– Хозяюшка! Дай водички, красавица! Дай, ясноглазая!
– Какая я тебе красавица, окстись! Вон в сарайку поди, если переночевать. Утром навоз уберешь!
Сглазила меня Савосиха проклятущая… Еще на прошлогоднем сенокосе сглазила. А если бы Василий Петрович приехал, и не было бы ничего…
– Ладно, сейчас молочка принесу!
– Ай-я, какое у тебя, хозяюшка, молочко сладкое да гладкое!
Черемуха цветет, как сумасшедшая, аж за Волгу запах перелетает! Ах, если бы Василий Петрович прошлым летом хоть на сенокос приехал! Да разве до черемухи сейчас, столько дел: картошку садить, сарай поправить, надо работника нанять. Вот, цыгана-то и найму. Нет, цыганы же не строят, им нельзя, это все черемуха мысли путает, молочка ему в сарай, хлебушка теплого утром…
– Ты сама, как хлебушек, теплая, мягкая, пышная, словно и не крестьянка! Беленькая!
– Да какая я тебе пышная!
Ах, черемуха плывет над Волгой – пышная, плывет над лесом, над полями, голову кружит. Цвет у черемухи беленький, водичка в Волге мягкая, теплая, обе шепчут: ах-ах, последняя дареная весна, дальше-то что? Цыганы на гитарах играют, у этого и гитары нет, маленький, то-оненький. Но силищи в нем, силищи, как у здоровущего мужичины! Откуда что? Пусть еще одну ночь переночует в сарайке, и все. За две ночи осыплется скорая черемуха, пройдет морок, следов на водичке волжской не останется.
Ушел, как договаривались, на третью ночь. Не взял ничего, не уворовал, а боялась, что скрывать! Но следы остались. Муж Василий Петрович приехал на сей раз на сенокос на Петра и Павла в начале июля, а у нее уж живот проклюнулся, самую малость, но у часто родящих это сразу заметно. Боялась, что прибьет: обошлось, даже не сказал ничего. А первый-то муж точно бы прибил, любил первый муж-то. Ну так молодыми венчались!

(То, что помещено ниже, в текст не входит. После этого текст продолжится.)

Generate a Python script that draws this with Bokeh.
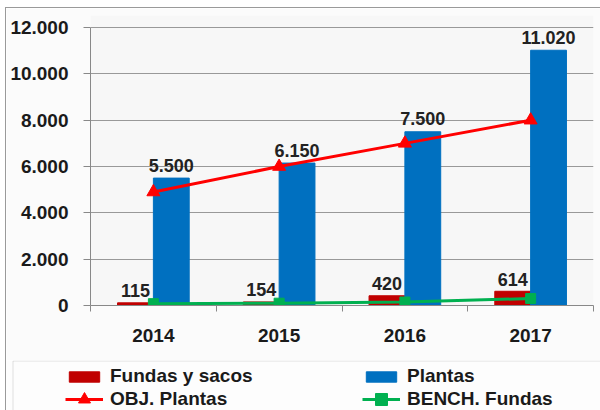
import numpy as np
from bokeh.plotting import figure
from bokeh.layouts import column
from bokeh.models import Range1d, FixedTicker, Legend, LegendItem, BoxAnnotation
from bokeh.core.properties import value
from bokeh.embed import file_html
from bokeh.resources import INLINE

years = ["2014", "2015", "2016", "2017"]
fundas = [115, 154, 420, 614]
plantas = [5500, 6150, 7500, 11020]
obj_plantas = [4900, 6000, 7000, 8000]
bench_fundas = [80, 100, 150, 300]
y_ticks = [0, 2000, 4000, 6000, 8000, 10000, 12000]

C_FUNDAS = "#C00000"
C_PLANTAS = "#0070C0"
C_OBJ = "#FF0000"
C_BENCH = "#00B050"


def fmt(v):
    return f"{v:,}".replace(",", ".")


FONT = "Liberation Sans"
x = np.arange(len(years)) + 0.5
bw = 0.285
xf = x - bw / 2
xp = x + bw / 2

p = figure(width=594, height=352, output_backend="svg", toolbar_location=None,
           x_range=Range1d(0, len(years)), y_range=Range1d(0, 12520),
           min_border_left=84, min_border_right=7, min_border_top=7, min_border_bottom=55)
p.frame_align = False
p.outline_line_color = None
p.background_fill_color = "#f7f7f7"
p.border_fill_color = "#fbfbfb"

p.vbar(x=xf, top=fundas, width=bw, color=C_FUNDAS)
p.vbar(x=xp, top=plantas, width=bw, color=C_PLANTAS)
p.line(x, obj_plantas, color=C_OBJ, line_width=3)
p.scatter(x, obj_plantas, marker="triangle", size=13, color=C_OBJ)
p.line(x, bench_fundas, color=C_BENCH, line_width=3)
p.scatter(x, bench_fundas, marker="square", size=10, color=C_BENCH)

p.text(x=xp, y=plantas, text=[fmt(v) for v in plantas], text_align="center",
       text_baseline="alphabetic", y_offset=-13, text_font=value(FONT),
       text_font_style="bold", text_font_size="18px", text_color="#222222")
p.text(x=xf, y=fundas, text=[fmt(v) for v in fundas], text_align="center",
       text_baseline="alphabetic", y_offset=-12, text_font=value(FONT),
       text_font_style="bold", text_font_size="18px", text_color="#222222")

# axes
p.yaxis.ticker = FixedTicker(ticks=y_ticks)
p.yaxis.bounds = (0, 12000)
p.yaxis.major_label_overrides = {t: fmt(t) for t in y_ticks}
p.yaxis.axis_line_color = "#888888"
p.yaxis.major_tick_line_color = "#888888"
p.yaxis.major_tick_out = 7
p.yaxis.major_tick_in = 0
p.yaxis.minor_tick_line_color = None
p.yaxis.major_label_standoff = 15

p.xaxis.ticker = FixedTicker(ticks=[float(v) for v in x], minor_ticks=list(range(len(years) + 1)))
p.xaxis.major_label_overrides = {float(v): yr for v, yr in zip(x, years)}
p.xaxis.axis_line_color = "#888888"
p.xaxis.major_tick_line_color = None
p.xaxis.major_tick_out = 0
p.xaxis.major_tick_in = 0
p.xaxis.minor_tick_line_color = "#888888"
p.xaxis.minor_tick_out = 6
p.xaxis.minor_tick_in = 0
p.xaxis.major_label_standoff = 17

for ax in (p.xaxis, p.yaxis):
    ax.major_label_text_font = FONT
    ax.major_label_text_font_style = "bold"
    ax.major_label_text_font_size = "19px"
    ax.major_label_text_color = "#1a1a1a"

p.xgrid.visible = False
p.ygrid.ticker = FixedTicker(ticks=y_ticks)
p.ygrid.grid_line_color = "#999999"

# legend panel (separate figure below the chart, no axes)
lf = figure(width=594, height=50, output_backend="svg", toolbar_location=None,
            x_axis_location=None, y_axis_location=None,
            x_range=Range1d(0, 594), y_range=Range1d(0, 50),
            min_border_left=0, min_border_right=0, min_border_top=0, min_border_bottom=0)
lf.frame_align = False
lf.grid.visible = False
lf.outline_line_color = None
lf.background_fill_color = "#fdfdfd"
lf.border_fill_color = "#fdfdfd"
lf.add_layout(BoxAnnotation(left=6.5, right=700, top=49.5, bottom=-20,
                            fill_alpha=0, line_color="#999999", line_width=1))

# legend-only renderers, placed outside the visible range
off = [-1000]
d_f = lf.vbar(x=off, top=off, width=1, color=C_FUNDAS)
d_p = lf.vbar(x=off, top=off, width=1, color=C_PLANTAS)
d_ol = lf.line(x=off, y=off, color=C_OBJ, line_width=3)
d_os = lf.scatter(x=off, y=off, marker="triangle", size=13, color=C_OBJ)
d_bl = lf.line(x=off, y=off, color=C_BENCH, line_width=3)
d_bs = lf.scatter(x=off, y=off, marker="square", size=10, color=C_BENCH)


def make_legend(label, renderers, loc, gh):
    return Legend(items=[LegendItem(label=label, renderers=renderers)], location=loc,
                  orientation="vertical", padding=0, spacing=0,
                  margin=0, glyph_width=38, glyph_height=gh, label_height=22,
                  label_standoff=7, border_line_color=None, background_fill_alpha=0,
                  label_text_font=FONT, label_text_font_style="bold",
                  label_text_font_size="19px", label_text_color="#1a1a1a")


lf.add_layout(make_legend("Fundas y sacos", [d_f], (59, 23), 13))
lf.add_layout(make_legend("Plantas", [d_p], (356, 23), 13))
lf.add_layout(make_legend("OBJ. Plantas", [d_ol, d_os], (59, -4), 30))
lf.add_layout(make_legend("BENCH. Fundas", [d_bl, d_bs], (356, -4), 30))

layout = column(p, lf, spacing=0,
                styles={"margin-left": "5px", "margin-top": "7px",
                        "border-left": "1px solid #9a9a9a", "border-top": "1px solid #9a9a9a"})
open("out.html", "w").write(file_html(layout, INLINE))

Девочка родилась хорошенькая, черноглазая. Савосиха пыталась сплетни распускать, но сказали ей, что бабка была черноглазая. А уж когда стало ясно, что девочка совсем в другую породу, годам к трем стало ясно окончательно, Василий Петрович, муж, умер, запершись в своем фургоне в Питере неподалеку от Лиговского проспекта. И дедов-родителей не было, ни своих, ни свекра-свекрови. Кому судить-то? Некогда судить, дети на руках: три падчерицы, свой сынок, да с Василием Петровичем общая девочка. И еще одна девочка. Шесть детей. Было бы семь, но Вера быстро умерла.
А порода – что порода? Не собаки же! Порода – условность. Исчезнет, не запомнится.
Летом я ездила на Волгу, в те края, где жили поколениями мои предки. И на выставке увидела чудесную работу ярославского скульптора Натальи Павловой: рыженький купец в красной поддевке. У него было лицо моего прадеда. Фотографии конца XIX века сохранились, я легко узнала. Ничто не исчезает. Ничто.
Братья
У меня три братика. Двоюродных, но это неважно, когда нет родных. Три братика в разных городах. И все далеко от меня.
Одному братику можно позвонить всегда. Другому под настроение – лучше под его настроение. Третий обычно сильно занят, он врач. Но бывало, что раньше звонил сам. Сейчас не бывает, и я скучаю.
В первого я была влюблена в свои девять лет на целых полчаса, пока ждали автобус: мы с бабушкой провожали его в город из деревни Вздыхайлово; на остановке у дороги над нами вздыхала прямо-таки бесконечная ива, навевала, да, всякое навевала. И братик был такой романтический, черноглазый, ну чисто Лермонтов.
Со вторым я долго переписывалась, после месяца полусовместного житья и времяпровождения в Риге. У меня практика институтская, а он работал в рижском Ботаническом саду. Ох, сколько было приключений! Как-то раз даже залезли в чужой коттедж за городом и отпраздновали там Иванову ночь, я порвала юбку, перелезая через забор. Утром, уже в Риге, встретили у театра известную латышскую актрису, и та уставилась на мою несчастную разодранную юбку, но дело не в том, а в том, что звонить ему нынче можно только по настроению.